“If it is asserted that civilization is a real advance in the condition of man – and I think it is, though only the wise improve their advantages, it must be shown that it has produced better dwellings without making them more costly; and the cost of a thing is the amount of what I will call life which is required to be exchanged for it, immediately or in the long run.”
–Henry David Thoreau
The Norwich University ∆T90 team recognizes a housing crisis in New England. In 2010, approximately 47% of renters, and 38% of Vermont homeowners paid more than one-third of their income for housing. Close to a third of Vermont’s existing housing stock was built prior to 1950 with inadequate insulation, inefficient heating systems, and sub-standard window and door assemblies. Leaky construction combined with severe winter cold and high fuel costs force many Vermonters to pay annual energy costs that approach or equal their existing mortgage costs.
The ∆T90 team believes that high performance solar powered dwellings should be accessible to all and that good design is not a function of cost.
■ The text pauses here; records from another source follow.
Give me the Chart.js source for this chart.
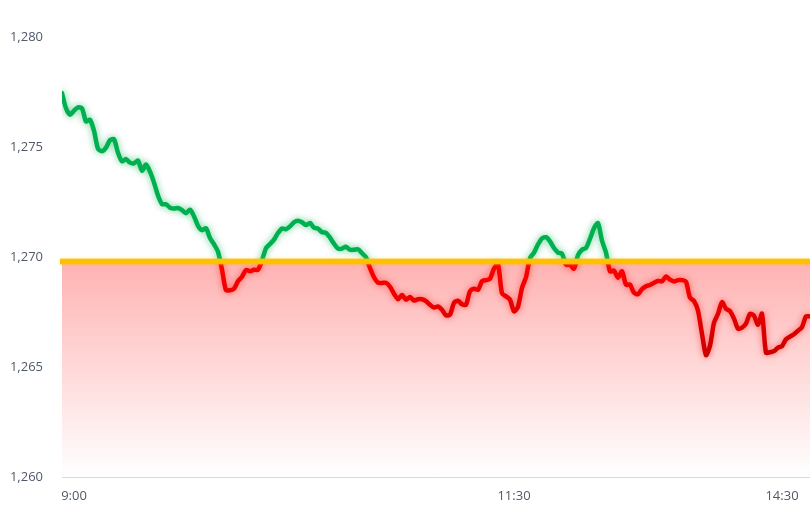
<!DOCTYPE html>
<html>
<head>
<meta charset="utf-8">
<script src="https://cdn.jsdelivr.net/npm/chart.js@4.4.1/dist/chart.umd.min.js"></script>
<style>
  html, body { margin: 0; padding: 0; background: #fff; }
</style>
</head>
<body>
<canvas id="priceChart" width="810" height="506"></canvas>
<script>
  // ---- Data -----------------------------------------------
  const PRICES = [
    1277.45, 1276.76, 1276.47, 1276.65, 1276.80, 1276.76, 1276.16, 1276.24, 1275.74, 1274.92,
    1274.81, 1274.97, 1275.31, 1275.35, 1274.74, 1274.35, 1274.45, 1274.29, 1274.26, 1274.38,
    1273.92, 1274.20, 1273.88, 1273.38, 1272.79, 1272.40, 1272.40, 1272.24, 1272.20, 1272.23,
    1272.13, 1271.99, 1272.15, 1271.85, 1271.42, 1271.22, 1271.31, 1270.86, 1270.58, 1270.24,
    1269.42, 1268.49, 1268.49, 1268.56, 1268.90, 1269.10, 1269.41, 1269.35, 1269.42, 1269.42,
    1269.85, 1270.40, 1270.59, 1270.79, 1271.09, 1271.29, 1271.26, 1271.39, 1271.58, 1271.65,
    1271.58, 1271.45, 1271.55, 1271.33, 1271.29, 1271.13, 1271.10, 1270.88, 1270.60, 1270.38,
    1270.38, 1270.47, 1270.33, 1270.33, 1270.35, 1270.17, 1269.99, 1269.50, 1269.08, 1268.83,
    1268.82, 1268.83, 1268.65, 1268.33, 1268.08, 1268.27, 1268.06, 1268.18, 1268.02, 1268.08,
    1268.08, 1267.99, 1267.83, 1267.70, 1267.75, 1267.60, 1267.35, 1267.38, 1267.92, 1268.01,
    1267.85, 1267.83, 1268.44, 1268.56, 1268.51, 1268.90, 1268.95, 1269.01, 1269.47, 1269.67,
    1268.35, 1268.21, 1268.06, 1267.53, 1267.74, 1268.60, 1269.08, 1269.95, 1270.20, 1270.57,
    1270.85, 1270.90, 1270.71, 1270.41, 1270.20, 1270.15, 1269.65, 1269.65, 1269.47, 1270.08,
    1270.33, 1270.41, 1270.83, 1271.31, 1271.54, 1270.74, 1270.20, 1269.35, 1269.38, 1269.06,
    1269.35, 1268.74, 1268.74, 1268.38, 1268.31, 1268.54, 1268.67, 1268.73, 1268.83, 1268.91,
    1268.90, 1269.11, 1268.97, 1268.89, 1268.95, 1268.95, 1268.88, 1268.15, 1268.00, 1267.56,
    1266.51, 1265.54, 1265.97, 1267.01, 1267.42, 1267.95, 1267.65, 1267.54, 1267.20, 1266.74,
    1266.79, 1266.97, 1267.42, 1267.33, 1266.92, 1267.42, 1265.65, 1265.67, 1265.72, 1265.88,
    1265.95, 1266.26, 1266.38, 1266.49, 1266.65, 1266.81, 1267.30, 1267.30
  ];
  const BASELINE = 1269.8;          // previous close
  const Y_TICKS = [1260, 1265, 1270, 1275, 1280];
  const X_TICK_INDEX = [3, 113, 180];
  const X_TICK_LABELS = ['9:00', '11:30', '14:30'];

  const TEXT = '#505968';
  const FONT = { family: "'Open Sans', 'Noto Sans', sans-serif", size: 13 };

  // ---- Plugin: red band under the baseline, clip + glow per side, gold line ----
  const baselinePlugin = {
    id: 'baseline',
    beforeDatasetsDraw(chart) {
      const { ctx, chartArea: a, scales: { y } } = chart;
      const top = y.getPixelForValue(BASELINE);
      const bottom = y.getPixelForValue(Y_TICKS[0]);
      const g = ctx.createLinearGradient(0, top, 0, bottom);
      g.addColorStop(0, 'rgba(255,0,0,0.30)');
      g.addColorStop(1, 'rgba(255,0,0,0)');
      ctx.save();
      ctx.fillStyle = g;
      ctx.fillRect(a.left, top, a.right - a.left, bottom - top);
      ctx.restore();
    },
    beforeDatasetDraw(chart, args) {
      const side = chart.data.datasets[args.index].side;
      const { ctx, scales: { y } } = chart;
      const yb = y.getPixelForValue(BASELINE);
      ctx.save();
      ctx.beginPath();
      if (side === 'up') ctx.rect(0, 0, chart.width, yb);
      else ctx.rect(0, yb, chart.width, chart.height - yb);
      ctx.clip();
      ctx.shadowColor = side === 'up' ? 'rgba(0,176,80,0.6)' : 'rgba(255,0,0,0.5)';
      ctx.shadowBlur = 7;
    },
    afterDatasetDraw(chart) {
      chart.ctx.restore();
    },
    afterDatasetsDraw(chart) {
      const { ctx, chartArea: a, scales: { y } } = chart;
      const yb = y.getPixelForValue(BASELINE);
      ctx.save();
      ctx.strokeStyle = '#ffc000';
      ctx.lineWidth = 5.5;
      ctx.shadowColor = 'rgba(255,192,0,0.6)';
      ctx.shadowBlur = 3;
      ctx.beginPath();
      ctx.moveTo(a.left - 2, yb);
      ctx.lineTo(a.right, yb);
      ctx.stroke();
      ctx.restore();
    },
  };

  function redStroke(c) {
    const chart = c.chart;
    if (!chart.chartArea) return '#ff0000';
    const y = chart.scales.y;
    const g = chart.ctx.createLinearGradient(0, y.getPixelForValue(BASELINE), 0, y.getPixelForValue(1265));
    g.addColorStop(0, '#ff0000');
    g.addColorStop(1, '#c80000');
    return g;
  }

  const points = PRICES.map((v, i) => ({ x: i, y: v }));
  const lineStyle = {
    borderWidth: 4.5,
    pointRadius: 0,
    tension: 0.25,
    fill: false,
    borderJoinStyle: 'round',
    borderCapStyle: 'round',
  };

  new Chart(document.getElementById('priceChart'), {
    type: 'line',
    data: {
      datasets: [
        { ...lineStyle, side: 'up', data: points, borderColor: '#00b050' },
        { ...lineStyle, side: 'down', data: points, borderColor: redStroke },
      ],
    },
    options: {
      responsive: false,
      animation: false,
      layout: { padding: { top: 37, right: 0, bottom: 0, left: 0 } },
      scales: {
        x: {
          type: 'linear',
          min: 0,
          max: PRICES.length - 1,
          afterBuildTicks: (s) => { s.ticks = X_TICK_INDEX.map((v) => ({ value: v })); },
          afterFit: (s) => { s.height = 29; s.paddingLeft = 0; s.paddingRight = 0; },
          grid: { display: false, drawTicks: false },
          border: { display: true, color: '#d9d9d9', width: 1 },
          ticks: {
            autoSkip: false,
            maxRotation: 0,
            padding: 11,
            color: TEXT,
            font: FONT,
            callback: (v) => X_TICK_LABELS[X_TICK_INDEX.indexOf(v)] || '',
          },
        },
        y: {
          min: Y_TICKS[0],
          max: Y_TICKS[Y_TICKS.length - 1],
          afterBuildTicks: (s) => { s.ticks = Y_TICKS.map((v) => ({ value: v })); },
          afterFit: (s) => { s.width = 62; },
          grid: { display: false, drawTicks: false },
          border: { display: false },
          ticks: {
            padding: 19,
            color: TEXT,
            font: FONT,
            callback: (v) => v.toLocaleString('en-US'),
          },
        },
      },
      plugins: {
        legend: { display: false },
        tooltip: { enabled: false },
      },
    },
    plugins: [baselinePlugin],
  });
</script>
</body>
</html>
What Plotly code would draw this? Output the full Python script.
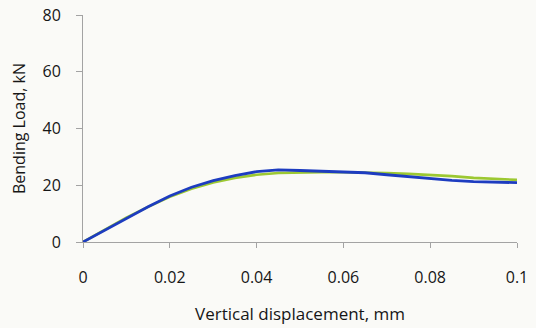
import plotly.graph_objects as go

# Vertical displacement (mm) sampled along each test record
displacement = [0.0, 0.005, 0.01, 0.015, 0.02, 0.025, 0.03, 0.035, 0.04, 0.045,
                0.05, 0.055, 0.06, 0.065, 0.07, 0.075, 0.08, 0.085, 0.09, 0.095, 0.1]

# Bending load (kN) for the two specimens
load_green = [0.0, 4.4, 8.6, 12.4, 15.9, 18.8, 21.0, 22.6, 23.7, 24.3,
              24.5, 24.6, 24.6, 24.5, 24.3, 24.0, 23.7, 23.2, 22.6, 22.2, 21.9]
load_blue = [0.0, 4.2, 8.4, 12.4, 16.2, 19.3, 21.6, 23.4, 24.8, 25.4,
             25.2, 25.0, 24.8, 24.4, 23.7, 23.0, 22.2, 21.7, 21.3, 21.1, 20.9]

x_ticks = [0, 0.02, 0.04, 0.06, 0.08, 0.1]
x_tick_text = ["0", "0.02", "0.04", "0.06", "0.08", "0.1"]
y_ticks = [0, 20, 40, 60, 80]

FONT = "Open Sans, Liberation Sans, sans-serif"
TEXT = "#161616"
AXIS_GREY = "#a3a3a3"

fig = go.Figure()
fig.add_trace(go.Scatter(x=displacement, y=load_green, mode="lines",
                         line=dict(color="#9cc832", width=2.6), showlegend=False))
fig.add_trace(go.Scatter(x=displacement, y=load_blue, mode="lines",
                         line=dict(color="#1d3cc0", width=2.8), showlegend=False))

fig.update_layout(
    width=536, height=328,
    margin=dict(l=83, r=19, t=15, b=86),
    paper_bgcolor="#fafaf7",
    plot_bgcolor="#fafaf7",
    font=dict(family=FONT, color=TEXT),
)
fig.update_xaxes(
    range=[0, 0.1], tickvals=x_ticks, ticktext=x_tick_text, automargin=False,
    showgrid=False, zeroline=False, showline=True, linecolor=AXIS_GREY, linewidth=1,
    ticks="outside", ticklen=5, tickcolor=AXIS_GREY,
    tickfont=dict(size=16, family=FONT, color=TEXT), ticklabelstandoff=16,
    title=dict(text="Vertical displacement, mm", standoff=20,
               font=dict(size=17, family=FONT, color=TEXT)),
)
fig.update_yaxes(
    range=[0, 80], tickvals=y_ticks, automargin=False,
    showgrid=False, zeroline=False, showline=True, linecolor=AXIS_GREY, linewidth=1,
    ticks="outside", ticklen=6, tickcolor=AXIS_GREY,
    tickfont=dict(size=16, family=FONT, color=TEXT), ticklabelstandoff=12,
    title=dict(text="Bending Load, kN", standoff=12,
               font=dict(size=16, family=FONT, color=TEXT)),
)

fig.write_html("out.html")
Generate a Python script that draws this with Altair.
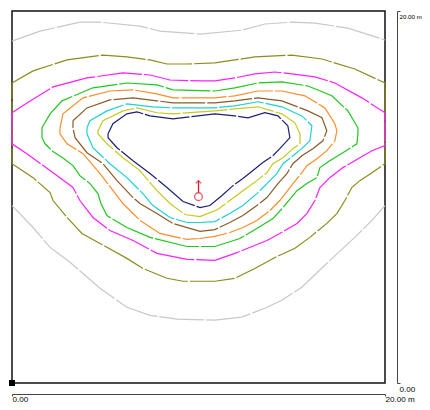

We are confronting the issues related to high performance and affordability for New England by taking an unapologetic design position that is driven by performance criteria, building science, and time honored architectural maneuvers. Our team is committed to providing a hammer-ready, widely accessible solution for New England’s unique challenges.
During Solar Decathlon 2013, Norwich University will present a 1000 square foot, two-bedroom home that is tuned for the unique seasons of the northeastern bioregion. Our goal in the competition is to exhibit a home that demonstrates a significantly better cost-to-performance ratio and raises the higher standard of what to expect from a high performance affordable home.